At the average Pecha Kucha night, some architects go the relatively conventional route of presenting projects – in Montréal, a young firm called A4 showed an ingenious fountain (made of standard garden sprinklers) that they’d installed at a park on the Gaspe Peninsula. In New York, I once saw Greg Pasquarelli, of the hot architecture firm ShoP, present slides of proposals that hadn’t yet been made public, making the event feel just slightly illicit. (“If there are any reporters here, I’ll deny the whole thing,” he told us.)
Others use the opportunity to present performance art pieces designed around the 20 by 20 format. In New York, conceptual artist Sarah Oppenheimer presented a work in which sculptural objects were classified according to the Dewey Decimal System. Landscape architect Kate Orff of New York’s SCAPE focused, with charts and humor, on the tension between answering emails and actually designing.
At the recent Montreal event, artist Stuart Kinmond played a taped narration while creating 20 slides in real time, using a stylus on a computer screen—a reversal of the Pecha Kucha slide-show-and-microphone format. The performance, which resulted in a 20-panel graphic novel, received a standing ovation. Then Jane Rabinowicz, the founder of a meals-on-wheels organization known for creating lively intergenerational social events, described the group’s need for a new space when its current least expires. “Let me know if any of you want to help,” she told the crowd.” (No doubt some of the architects texted her on the spot.)

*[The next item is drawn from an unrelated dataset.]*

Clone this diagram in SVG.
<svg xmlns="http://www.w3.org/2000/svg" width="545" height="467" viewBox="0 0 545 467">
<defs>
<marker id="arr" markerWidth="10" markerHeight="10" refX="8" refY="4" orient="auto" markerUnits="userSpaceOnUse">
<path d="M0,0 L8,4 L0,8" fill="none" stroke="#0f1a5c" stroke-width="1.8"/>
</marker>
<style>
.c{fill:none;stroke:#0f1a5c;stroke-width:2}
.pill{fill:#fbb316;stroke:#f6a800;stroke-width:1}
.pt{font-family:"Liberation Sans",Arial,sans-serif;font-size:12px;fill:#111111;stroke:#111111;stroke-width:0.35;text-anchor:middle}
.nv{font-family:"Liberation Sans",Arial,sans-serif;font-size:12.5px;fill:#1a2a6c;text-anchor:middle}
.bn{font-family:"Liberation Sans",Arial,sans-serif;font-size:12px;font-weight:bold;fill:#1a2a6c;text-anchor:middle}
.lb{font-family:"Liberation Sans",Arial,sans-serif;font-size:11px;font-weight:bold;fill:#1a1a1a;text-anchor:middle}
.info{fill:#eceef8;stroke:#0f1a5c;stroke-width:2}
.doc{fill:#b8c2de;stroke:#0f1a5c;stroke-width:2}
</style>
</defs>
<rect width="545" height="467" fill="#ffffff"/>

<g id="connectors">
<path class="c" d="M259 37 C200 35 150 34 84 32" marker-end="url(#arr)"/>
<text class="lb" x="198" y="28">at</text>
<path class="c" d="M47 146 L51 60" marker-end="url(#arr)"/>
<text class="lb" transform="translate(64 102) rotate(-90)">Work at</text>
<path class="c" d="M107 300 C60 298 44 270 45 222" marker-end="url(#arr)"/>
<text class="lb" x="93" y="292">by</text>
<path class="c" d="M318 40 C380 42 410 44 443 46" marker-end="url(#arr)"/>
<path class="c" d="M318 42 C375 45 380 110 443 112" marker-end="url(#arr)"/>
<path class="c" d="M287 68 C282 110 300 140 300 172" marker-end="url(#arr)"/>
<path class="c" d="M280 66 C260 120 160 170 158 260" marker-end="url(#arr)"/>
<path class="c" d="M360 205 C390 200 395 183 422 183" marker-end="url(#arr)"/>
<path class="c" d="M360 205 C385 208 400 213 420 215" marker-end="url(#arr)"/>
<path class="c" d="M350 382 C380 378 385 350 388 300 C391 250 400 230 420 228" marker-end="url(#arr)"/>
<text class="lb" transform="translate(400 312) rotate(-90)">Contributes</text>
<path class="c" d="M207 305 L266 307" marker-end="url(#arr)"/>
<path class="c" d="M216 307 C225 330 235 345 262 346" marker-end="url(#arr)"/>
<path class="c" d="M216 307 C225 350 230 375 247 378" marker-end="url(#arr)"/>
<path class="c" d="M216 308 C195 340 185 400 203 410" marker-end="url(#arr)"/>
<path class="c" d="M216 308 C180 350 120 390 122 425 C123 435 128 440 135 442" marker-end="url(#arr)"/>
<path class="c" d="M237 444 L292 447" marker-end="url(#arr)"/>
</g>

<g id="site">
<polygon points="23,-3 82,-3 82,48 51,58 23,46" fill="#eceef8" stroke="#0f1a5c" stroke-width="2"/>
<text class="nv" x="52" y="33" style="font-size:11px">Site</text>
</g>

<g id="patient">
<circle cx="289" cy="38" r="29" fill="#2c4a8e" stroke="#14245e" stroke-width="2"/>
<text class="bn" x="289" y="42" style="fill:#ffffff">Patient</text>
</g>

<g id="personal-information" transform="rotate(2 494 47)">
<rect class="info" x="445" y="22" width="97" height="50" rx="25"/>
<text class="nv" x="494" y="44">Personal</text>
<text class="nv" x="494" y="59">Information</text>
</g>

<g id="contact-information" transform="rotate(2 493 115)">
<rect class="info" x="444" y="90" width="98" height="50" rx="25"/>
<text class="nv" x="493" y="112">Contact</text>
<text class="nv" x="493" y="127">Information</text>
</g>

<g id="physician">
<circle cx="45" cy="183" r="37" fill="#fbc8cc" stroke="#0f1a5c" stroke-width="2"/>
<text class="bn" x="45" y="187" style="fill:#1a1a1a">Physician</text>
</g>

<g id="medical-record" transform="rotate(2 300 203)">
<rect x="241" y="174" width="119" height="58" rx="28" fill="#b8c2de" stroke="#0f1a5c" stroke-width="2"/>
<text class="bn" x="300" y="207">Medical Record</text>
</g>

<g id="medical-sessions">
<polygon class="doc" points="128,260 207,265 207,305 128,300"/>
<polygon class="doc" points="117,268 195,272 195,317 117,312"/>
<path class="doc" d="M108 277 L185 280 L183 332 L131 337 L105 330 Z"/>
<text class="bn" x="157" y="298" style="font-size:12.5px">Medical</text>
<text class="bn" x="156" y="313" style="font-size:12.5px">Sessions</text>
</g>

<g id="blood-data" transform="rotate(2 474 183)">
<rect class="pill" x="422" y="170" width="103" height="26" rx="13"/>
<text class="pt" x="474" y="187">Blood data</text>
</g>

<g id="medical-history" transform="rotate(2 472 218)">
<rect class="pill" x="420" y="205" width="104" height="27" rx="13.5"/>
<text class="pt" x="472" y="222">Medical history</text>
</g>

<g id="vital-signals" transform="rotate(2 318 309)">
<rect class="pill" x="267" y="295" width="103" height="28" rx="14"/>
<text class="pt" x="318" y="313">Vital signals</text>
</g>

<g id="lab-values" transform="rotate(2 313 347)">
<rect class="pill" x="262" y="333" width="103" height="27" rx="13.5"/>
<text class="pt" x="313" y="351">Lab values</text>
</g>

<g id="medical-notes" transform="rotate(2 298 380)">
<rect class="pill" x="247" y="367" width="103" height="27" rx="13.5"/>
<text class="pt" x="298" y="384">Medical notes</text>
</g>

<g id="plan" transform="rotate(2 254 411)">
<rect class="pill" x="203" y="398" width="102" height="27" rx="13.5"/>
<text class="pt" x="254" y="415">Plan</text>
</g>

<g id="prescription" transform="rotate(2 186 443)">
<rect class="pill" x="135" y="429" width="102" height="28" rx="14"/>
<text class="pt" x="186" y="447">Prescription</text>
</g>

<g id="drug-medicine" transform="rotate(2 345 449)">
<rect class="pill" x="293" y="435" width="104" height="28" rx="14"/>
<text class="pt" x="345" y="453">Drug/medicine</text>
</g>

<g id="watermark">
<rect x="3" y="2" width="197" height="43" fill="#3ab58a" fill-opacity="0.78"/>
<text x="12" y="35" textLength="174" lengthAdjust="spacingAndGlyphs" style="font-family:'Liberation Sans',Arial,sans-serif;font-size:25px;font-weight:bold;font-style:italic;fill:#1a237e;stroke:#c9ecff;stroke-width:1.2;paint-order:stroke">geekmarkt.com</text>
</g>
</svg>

Pecha Kucha was born after Dytham and Klein created an underutilized event space called SuperDeluxe, and needed a way to fill it (and an excuse for Dytham to show slides of his trip to Costa Rica.) They now serve as a roving ambassadors, visiting— and presenting at—Pecha Kuchas whenever they travel for business. In some cities, organizers look for architecturally significant spaces in which to hold the events. New York Pecha Kuchas have filled a beer garden in Queens, a church in the East Village, and a disco. One London Pecha Kucha was held at the Tate Modern.
Klein and Dytham have produced a book documenting the early days of Pecha Kucha (for sale at klein-dytham.com). Otherwise, they say, they make no money from Pecha Kucha, to which they devote several hours every morning. (“I try to remember that I have a day job,” Dytham says.) Their biggest problem is keeping a modicum of control over Pecha Kucha’s global growth spurt—at present, Dytham says, there are 80 new cities in the works , which means “we’ll be at 200 by the end of the year.” Often, they say, they have to choose between five or six aspiring organizers in one city. This has led them to develop a formal application process. They are also developing software that will make Pecha Kucha presentations viewable online. Of course it makes sense to make the performances—which are often witty, thought-provoking, and just plain beautiful—available to a wider audience. But something may be lost. As Dytham points out, “we’ve created a global network that’s live.” In an era when people spend all day alone, looking at screens, that’s worth the price of a cab ride and a beer.